• TASK DIRECTIONS: Both the line containing "Output the web" and the line containing "const colors = ['#000099','#6666c2'];" belong in the copy, as do all lines between them, copied exactly; pictures do not.

• RECORD EXTRACTS:
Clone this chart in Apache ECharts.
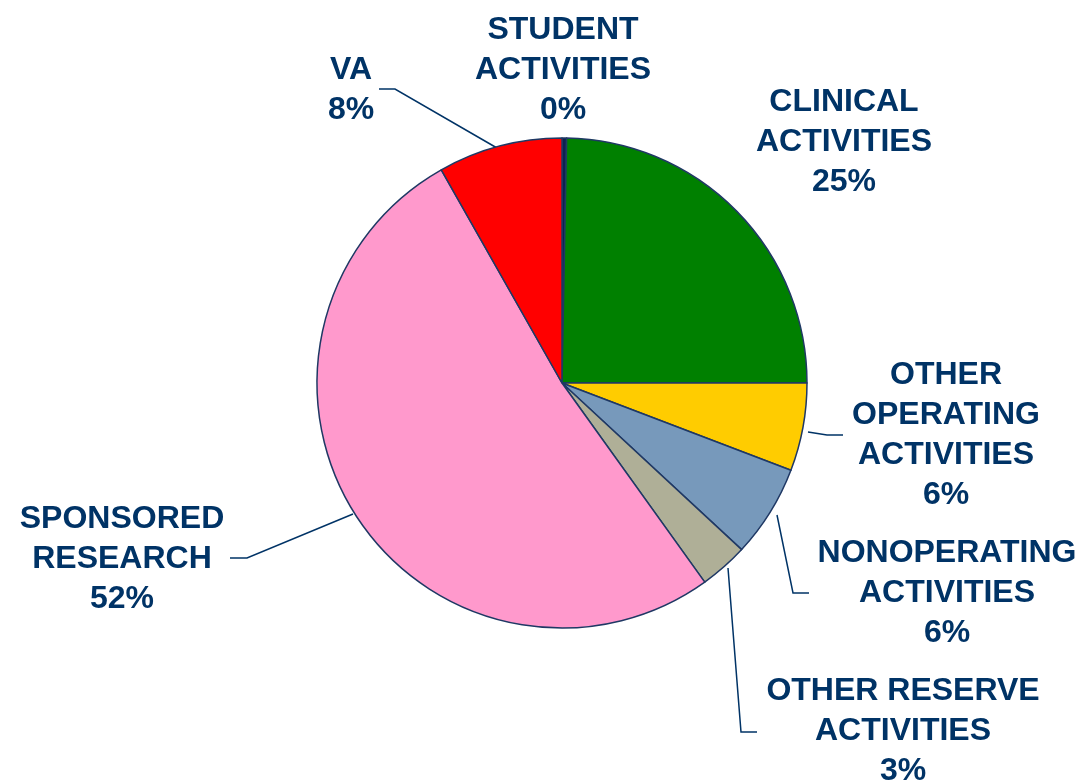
<!DOCTYPE html>
<html>
<head>
<meta charset="utf-8">
<script src="https://cdn.jsdelivr.net/npm/echarts@6/dist/echarts.min.js"></script>
<style>
  html, body { margin: 0; padding: 0; background: #fff; }
  #pieChart { width: 1082px; height: 783px; }
</style>
</head>
<body>
<div id="pieChart"></div>
<script>
// slice data, clockwise from 12 o'clock
const categories = [
  "STUDENT\nACTIVITIES",
  "CLINICAL\nACTIVITIES",
  "OTHER\nOPERATING\nACTIVITIES",
  "NONOPERATING\nACTIVITIES",
  "OTHER RESERVE\nACTIVITIES",
  "SPONSORED\nRESEARCH",
  "VA"
];
const shares = [0.3, 24.7, 5.8, 6.1, 3.2, 51.7, 8.2];
const colors = ["#0d2250", "#008000", "#ffcc00", "#7799bb", "#afaf97", "#ff99cc", "#ff0000"];

// label placement (centre of text block) and leader lines
const labelPos = [
  [563, 70], [844, 142], [946, 435], [947, 593], [903, 731], [122, 559], [351, 90]
];
const leaderLines = [
  null,
  null,
  [[808, 432], [827, 435], [843, 435]],
  [[777, 515], [793, 593], [809, 593]],
  [[728, 568], [741, 732], [757, 732]],
  [[353, 514], [247, 558], [230, 558]],
  [[497, 148], [395, 89], [379, 89]]
];

const navy = "#003366";

function renderPie() {
  const chart = echarts.init(document.getElementById("pieChart"));

  const option = {
    animation: false,
    series: [
      {
        type: "pie",
        center: [562, 383],
        radius: 245,
        startAngle: 90,
        clockwise: true,
        percentPrecision: 0,
        data: categories.map((name, i) => ({
          name: name,
          value: shares[i],
          itemStyle: { color: colors[i] },
          labelLine: { show: leaderLines[i] !== null }
        })),
        itemStyle: {
          borderColor: "#1f3864",
          borderWidth: 1.5
        },
        label: {
          show: true,
          formatter: "{b}\n{d}%",
          color: navy,
          fontFamily: "Liberation Sans, Arial, sans-serif",
          fontWeight: "bold",
          fontSize: 32,
          lineHeight: 40,
          align: "center",
          overflow: "none",
          width: 400
        },
        labelLine: {
          show: true,
          lineStyle: { color: navy, width: 1.5 }
        },
        labelLayout: (params) => {
          const i = params.dataIndex;
          const out = {
            x: labelPos[i][0],
            y: labelPos[i][1],
            align: "center",
            verticalAlign: "middle"
          };
          if (leaderLines[i]) out.labelLinePoints = leaderLines[i];
          return out;
        },
        emphasis: { disabled: true }
      }
    ]
  };

  chart.setOption(option);
  window.addEventListener("resize", () => chart.resize());
}

renderPie();
</script>
</body>
</html>
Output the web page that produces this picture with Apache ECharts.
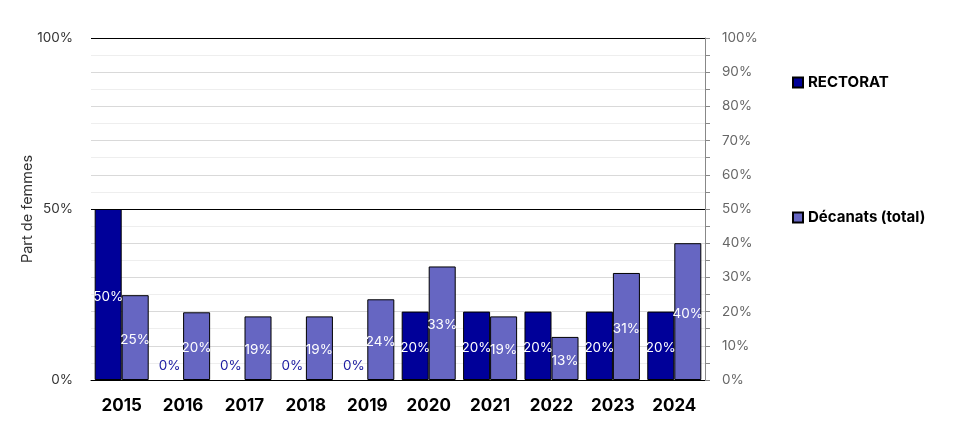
<!DOCTYPE html>
<html><head><meta charset="utf-8">
<script src="https://cdn.jsdelivr.net/npm/echarts@6/dist/echarts.min.js"></script>
<style>html,body{margin:0;padding:0;background:#fff}#c{width:973px;height:447px}</style>
</head><body><div id="c"></div>
<script>
const years = ['2015','2016','2017','2018','2019','2020','2021','2022','2023','2024'];
const rectorat = [50,0,0,0,0,20,20,20,20,20];
const decanats = [24.8,19.8,18.6,18.6,23.6,33.2,18.6,12.6,31.3,40];
const leftTicks = [0,50,100];
const seriesNames = ['RECTORAT','Décanats (total)'];
const colors = ['#000099','#6666c2'];

const FONT = 'Inter, "DejaVu Sans", sans-serif';
function mkData(arr){
  return arr.map(v => v === 0 ? {value:v, itemStyle:{borderWidth:0}, label:{position:'top', distance:9, color:'#1a1aa0'}} : v);
}
const chart = echarts.init(document.getElementById('c'));
chart.setOption({
  animation:false,
  textStyle:{fontFamily:FONT},
  grid:{left:91,right:268,top:38,bottom:67,containLabel:false},
  legend:{orient:'vertical',left:792,top:75,padding:0,itemWidth:10,itemHeight:10,itemGap:120,
    icon:'rect',
    textStyle:{fontFamily:FONT,fontWeight:'bold',fontSize:15,color:'#000'},
    data:seriesNames},
  xAxis:{type:'category',data:years,
    axisLine:{lineStyle:{color:'#000',width:1}},axisTick:{show:false},
    axisLabel:{fontFamily:FONT,fontWeight:'bold',fontSize:17,color:'#000',margin:17}},
  yAxis:[
    {type:'value',min:0,max:100,interval:5,
     name:'Part de femmes',nameLocation:'middle',nameGap:56,nameMoveOverlap:false,
     nameTextStyle:{fontFamily:FONT,fontSize:14.5,color:'#333'},
     axisLine:{show:false},axisTick:{show:false},
     axisLabel:{fontFamily:FONT,fontSize:13.5,color:'#333',margin:18,
       formatter:v=>leftTicks.includes(v)?v+'%':''},
     splitLine:{lineStyle:{color:['#d9d9d9','#eeeeee'],width:1}}},
    {type:'value',min:0,max:100,interval:10,position:'right',
     axisLine:{show:true,lineStyle:{color:'#888'}},
     axisTick:{show:true,length:5,lineStyle:{color:'#888'}},
     minorTick:{show:true,splitNumber:2,length:5,lineStyle:{color:'#888'}},
     axisLabel:{fontFamily:FONT,fontSize:13.5,color:'#666',margin:17,formatter:'{value}%'},
     splitLine:{show:false}}
  ],
  series:[
    {name:seriesNames[0],type:'bar',data:mkData(rectorat),barGap:0,barCategoryGap:'12%',
     itemStyle:{color:colors[0],borderColor:'#000',borderWidth:1},
     label:{show:true,position:'inside',offset:[0,2],color:'#fff',fontFamily:FONT,fontSize:13.5,
       formatter:p=>Math.round(p.value)+'%'},
     markLine:{silent:true,symbol:'none',label:{show:false},
       lineStyle:{color:'#000',width:1,type:'solid'},
       data:[{yAxis:50},{yAxis:100}]},
     z:3},
    {name:seriesNames[1],type:'bar',data:mkData(decanats),barGap:0,barCategoryGap:'12%',
     itemStyle:{color:colors[1],borderColor:'#000',borderWidth:1},
     label:{show:true,position:'inside',offset:[0,2],color:'#fff',fontFamily:FONT,fontSize:13.5,
       formatter:p=>Math.round(p.value)+'%'},
     z:3}
  ]
});
</script></body></html>
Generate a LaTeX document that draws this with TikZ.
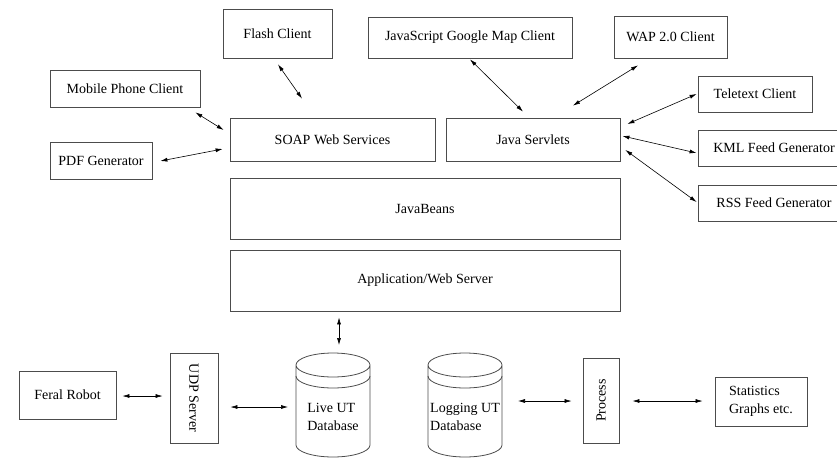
\documentclass[tikz,border=0pt]{standalone}
\usepackage{fontspec}
\setmainfont{Liberation Serif}
\usepackage{graphicx}
\usetikzlibrary{arrows.meta,positioning}

\begin{document}
\begin{tikzpicture}[x=1pt, y=1pt,
      font=\fontsize{14}{18}\selectfont,
      box/.style={draw=black!70, line width=0.8pt, inner sep=0pt, align=center},
      dbtext/.style={inner sep=0pt, align=left},
      link/.style={<->, line width=0.6pt, >={Latex[length=7pt,width=4pt]}}]
    \useasboundingbox (0,0) rectangle (837,459);
    \clip (0,0) rectangle (837,459);
    % clients
    \node[box, minimum width=109pt, minimum height=49pt] (flash) at (277.5,425.5) {Flash Client};
    \node[box, minimum width=204pt, minimum height=41pt] (jsmap) at (470,421.5) {JavaScript Google Map Client};
    \node[box, minimum width=113pt, minimum height=42pt] (wap) at (670.5,422) {WAP 2.0 Client};
    \node[box, minimum width=150pt, minimum height=37pt] (mobile) at (125,370.5) {Mobile Phone Client};
    \node[box, minimum width=102pt, minimum height=37pt] (pdf) at (101,298.5) {PDF Generator};
    \node[box, minimum width=114pt, minimum height=36pt] (teletext) at (755,365) {Teletext Client};
    \node[box, minimum width=152pt, minimum height=36pt] (kml) at (774,311) {KML Feed Generator};
    \node[box, minimum width=152pt, minimum height=36pt] (rss) at (774,256) {RSS Feed Generator};
    % server layers
    \node[box, minimum width=205pt, minimum height=43pt] (soap) at (332.5,319.5) {SOAP Web Services};
    \node[box, minimum width=174pt, minimum height=43pt] (servlets) at (533,319.5) {Java Servlets};
    \node[box, minimum width=390pt, minimum height=61pt] (beans) at (425,250.5) {JavaBeans};
    \node[box, minimum width=390pt, minimum height=61pt] (appserver) at (425,178.5) {Application/Web Server};
    % bottom row
    \node[box, minimum width=97pt, minimum height=48pt] (feral) at (67.5,64) {Feral Robot};
    \node[box, minimum width=48pt, minimum height=90pt] (udp) at (194,61) {\rotatebox{-90}{UDP Server}};
    \node[dbtext] (live) at (333,42) {Live UT\\Database};
    \node[dbtext] (logdb) at (465,42) {Logging UT\\Database};
    \node[box, minimum width=36pt, minimum height=85pt] (process) at (601,58.5) {\rotatebox{90}{Process}};
    \node[box, minimum width=92pt, minimum height=49pt, align=left] (stats) at (761,57.5) {Statistics\\Graphs etc.};
    % database cylinders
    \foreach \db in {live,logdb} {
      \draw[black!70, line width=0.8pt, shift={(\db.center)}]
        (-37,52) -- (-37,-28) arc[start angle=180, end angle=360, x radius=37pt, y radius=12pt]
        -- (37,52) arc[start angle=0, end angle=360, x radius=37pt, y radius=12pt];
      \draw[black!70, line width=0.8pt, shift={(\db.center)}]
        (-37,41) arc[start angle=180, end angle=360, x radius=37pt, y radius=12pt];
    }
    % connectors
    \draw[link] ([shift={(0.5,-6)}]flash.south) -- ([shift={(-30.5,19)}]soap.north);
    \draw[link] ([shift={(-5,-5)}]mobile.south east) -- ([shift={(-6,9.5)}]soap.west);
    \draw[link] ([shift={(8,-0.5)}]pdf.east) -- ([shift={(-7,-9.5)}]soap.west);
    \draw[link] ([shift={(0,-1)}]jsmap.south) -- ([shift={(-10,6)}]servlets.north);
    \draw[link] ([shift={(-32.5,-7)}]wap.south) -- ([shift={(40,12)}]servlets.north);
    \draw[link] ([shift={(-1,0)}]teletext.west) -- ([shift={(7,15.5)}]servlets.east);
    \draw[link] ([shift={(2,3.5)}]servlets.east) -- ([shift={(-1,-5)}]kml.west);
    \draw[link] ([shift={(5,-10.5)}]servlets.east) -- ([shift={(-1,1)}]rss.west);
    \draw[link] ([shift={(-86,-6)}]appserver.south) -- ([shift={(6,72)}]live.center);
    \draw[link] ([shift={(6,-1)}]feral.east) -- ([shift={(-7,2)}]udp.west);
    \draw[link] ([shift={(12,-9)}]udp.east) -- ([shift={(-45,10)}]live.center);
    \draw[link] ([shift={(53,16)}]logdb.center) -- ([shift={(-11,-0.5)}]process.west);
    \draw[link] ([shift={(13,-0.5)}]process.east) -- ([shift={(-12,0.5)}]stats.west);
\end{tikzpicture}
\end{document}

• RESULT FOR THIS TASK:
Output the web page that produces this picture with Apache ECharts.
<!DOCTYPE html>
<html><head><meta charset="utf-8">
<script src="https://cdn.jsdelivr.net/npm/echarts@6/dist/echarts.min.js"></script>
<style>html,body{margin:0;padding:0;background:#fff}#c{width:973px;height:447px}</style>
</head><body><div id="c"></div>
<script>
const years = ['2015','2016','2017','2018','2019','2020','2021','2022','2023','2024'];
const rectorat = [50,0,0,0,0,20,20,20,20,20];
const decanats = [24.8,19.8,18.6,18.6,23.6,33.2,18.6,12.6,31.3,40];
const leftTicks = [0,50,100];
const seriesNames = ['RECTORAT','Décanats (total)'];
const colors = ['#000099','#6666c2'];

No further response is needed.